Apology is given for children shipped from Britain to colonies

10-year-old Twins Brian Thomas Sullivan, left, and Kevin James Sullivan, of Islington, London, carry their luggage as they leave Liverpool Street station in London bound for Auckland, New Zealand, in this Oct. 6, 1950, file photo.

? Prime Minister Kevin Rudd issued a historic apology today to thousands of impoverished British children shipped to Australia with the promise of a better life, only to suffer abuse and neglect thousands of miles from home.

At a ceremony in the Australian capital of Canberra attended by tearful former child migrants, Rudd apologized for his country’s role in the migration and extended condolences to the 7,000 survivors of the program who still live in Australia.

“We are sorry,” Rudd said. “Sorry that as children you were taken from your families and placed in institutions where so often you were abused.
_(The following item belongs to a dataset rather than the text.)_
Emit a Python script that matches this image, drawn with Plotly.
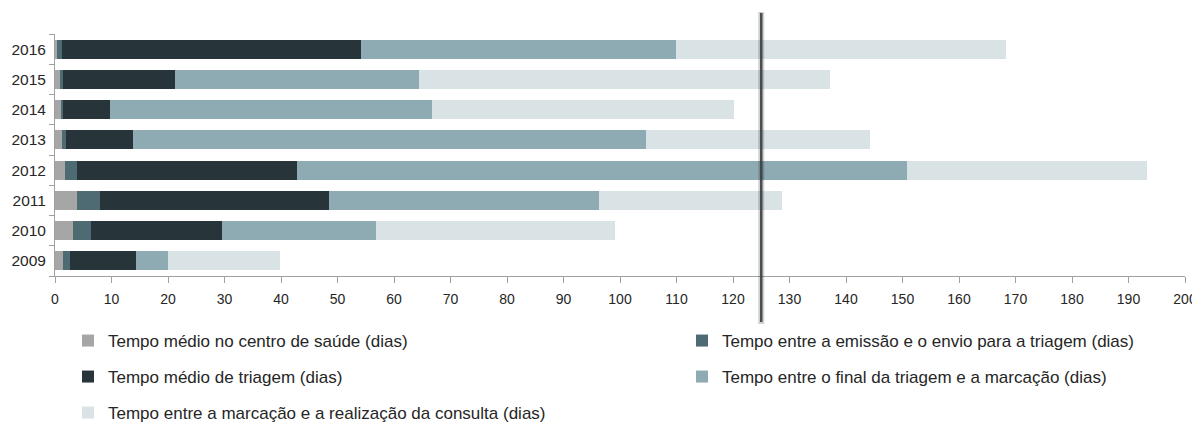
import plotly.graph_objects as go

years = ["2009", "2010", "2011", "2012", "2013", "2014", "2015", "2016"]

centro_saude = [1.5, 3.2, 3.9, 1.7, 1.2, 1.0, 0.8, 0.3]
emissao_envio = [1.2, 3.2, 4.0, 2.2, 0.8, 0.5, 0.7, 0.9]
triagem = [11.6, 23.2, 40.6, 38.9, 11.8, 8.3, 19.7, 53.0]
final_marcacao = [5.7, 27.3, 47.7, 108.0, 90.8, 56.9, 43.3, 55.7]
marcacao_consulta = [19.8, 42.2, 32.4, 42.5, 39.6, 53.4, 72.7, 58.5]

series_names = [
    "Tempo médio no centro de saúde (dias)",
    "Tempo entre a emissão e o envio para a triagem (dias)",
    "Tempo médio de triagem (dias)",
    "Tempo entre o final da triagem e a marcação (dias)",
    "Tempo entre a marcação e a realização da consulta (dias)",
]
series_values = [centro_saude, emissao_envio, triagem, final_marcacao, marcacao_consulta]
series_colors = ["#a6a6a6", "#4e6a73", "#27353b", "#8eaab2", "#d9e2e5"]
legend_ids = ["legend", "legend2", "legend3", "legend4", "legend5"]

reference_value = 125

FONT = "Liberation Sans, Arial, sans-serif"
TEXT = "#262626"

fig = go.Figure()
for name, vals, col, lg in zip(series_names, series_values, series_colors, legend_ids):
    fig.add_trace(go.Bar(
        y=years, x=vals, name=name, orientation="h",
        marker=dict(color=col, line=dict(width=0)),
        legend=lg,
    ))

# The page has an ~8px body margin; target plot area in page px: x 55..1185, y 34..276
OFF = 8
W, H = 1130.0, 242.0
def px_x(px):
    return (px - 55) / W
def px_y(py):
    return (276 - py) / H

col1 = px_x(68)
col2 = px_x(682)
rows = [px_y(341), px_y(377), px_y(413)]
legend_pos = [(col1, rows[0]), (col2, rows[0]), (col1, rows[1]), (col2, rows[1]), (col1, rows[2])]

layout_legends = {}
for lg, (lx, ly) in zip(legend_ids, legend_pos):
    layout_legends[lg] = dict(
        x=lx, y=ly, xanchor="left", yanchor="middle",
        font=dict(family=FONT, size=17, color=TEXT),
        bgcolor="rgba(0,0,0,0)", borderwidth=0,
    )

fig.update_layout(
    barmode="stack",
    bargap=0.37,
    width=1200 - OFF, height=423 - OFF,
    margin=dict(l=55 - OFF, r=15, t=34 - OFF, b=147, autoexpand=False),
    paper_bgcolor="white",
    plot_bgcolor="white",
    showlegend=True,
    font=dict(family=FONT, color=TEXT),
    xaxis=dict(
        range=[0, 200], dtick=10, tick0=0,
        showgrid=False, zeroline=False, automargin=False,
        showline=True, linecolor="#a0a0a0", linewidth=1,
        ticks="outside", ticklen=6, tickcolor="#a0a0a0",
        ticklabelstandoff=4,
        tickfont=dict(family=FONT, size=14, color=TEXT),
    ),
    yaxis=dict(
        type="category", automargin=False,
        showgrid=False, zeroline=False,
        showline=True, linecolor="#a0a0a0", linewidth=1,
        ticks="outside", ticklen=5, tickcolor="#a0a0a0",
        tickson="boundaries", ticklabelstandoff=5,
        tickfont=dict(family=FONT, size=15.5, color=TEXT),
    ),
    **layout_legends,
)

# reference vertical line (soft shadow + core)
fig.add_shape(type="line", xref="x", yref="paper",
              x0=reference_value, x1=reference_value, y0=px_y(324), y1=px_y(12),
              line=dict(color="rgba(0,0,0,0.18)", width=6), layer="above")
fig.add_shape(type="line", xref="x", yref="paper",
              x0=reference_value, x1=reference_value, y0=px_y(322), y1=px_y(13),
              line=dict(color="rgba(55,64,68,0.9)", width=2.5), layer="above")

fig.write_html("out.html")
Sorry for the physical suffering, the emotional starvation and the cold absence of love, of tenderness, of care. Sorry for the tragedy — the absolute tragedy — of childhoods lost.”

The apology comes one day after the British government said Prime Minister Gordon Brown would apologize for child-migrant programs that sent as many as 150,000 poor British children as young as 3 to Australia, Canada and other former colonies over three and a half centuries.

The programs, which ended 40 years ago, were intended to provide the children with a new start — and the Empire with a supply of sturdy white workers. But many children ended up in institutions where they were physically and sexually abused, or were sent to work as farm laborers.

Rudd also apologized to the “forgotten Australians” — children who suffered in state care during the last century. According to a 2004 Australian Senate report, more than 500,000 children were placed in foster homes, orphanages and other institutions during the 20th century. Many were emotionally, physically and sexually abused in state care.

Some in the audience wept openly and held each other as Rudd shared painful stories of children he’d spoken with — children who were beaten with belt buckles and bamboo, who grew up in places they called “utterly loveless.”

“Let us resolve this day that this national apology becomes a turning point in our nation’s story,” Rudd said. “A turning point for shattered lives, a turning point for governments at all levels and of every political hue and color to do all in our power to never allow this to happen again.”

At that, the audience erupted into loud cheers and applause.

John Hennessey, 72, of Campbelltown, 40 miles southwest of Sydney, struggles to make himself understood through a stutter — a never-healing scar from a thrashing he received from an Australian orphanage headmaster 60 years ago.

Hennessey was only 6 when he was shipped from a British orphanage to an institute for boys in the country town of Bindoon in Western Australia state.

At 12, he was stripped naked and nearly beaten to death by the headmaster for eating grapes he had taken from a vineyard without permission because he was hungry.

“What terrified me most was that in my mind I thought: ‘That’s my father. What’s he doing?’ — I had nobody else and he was the one I’d looked up to,” Hennessey said. “Before that I didn’t have a stutter. I’ve sought medical advice since and they’ve said, ‘John, you’re going to take that to the grave with you.'”

After the apology, an emotional Hennessey ap-proached Rudd with a photograph of his late mother, May Mary Hennessey, with whom he was reunited in England in 1999 as a guest of the British government when she was 86.

“I can’t believe it, mate, I’m still shaking,” Hennessey told The Associated Press. “But the one I’m waiting for is the British apology. That’s the icing on the cake.”

British High Commissioner Valerie Amos said that while the Australian government had ruled out paying compensation, her government had not yet decided that issue.

She declined to say which government was more to blame for the children’s suffering.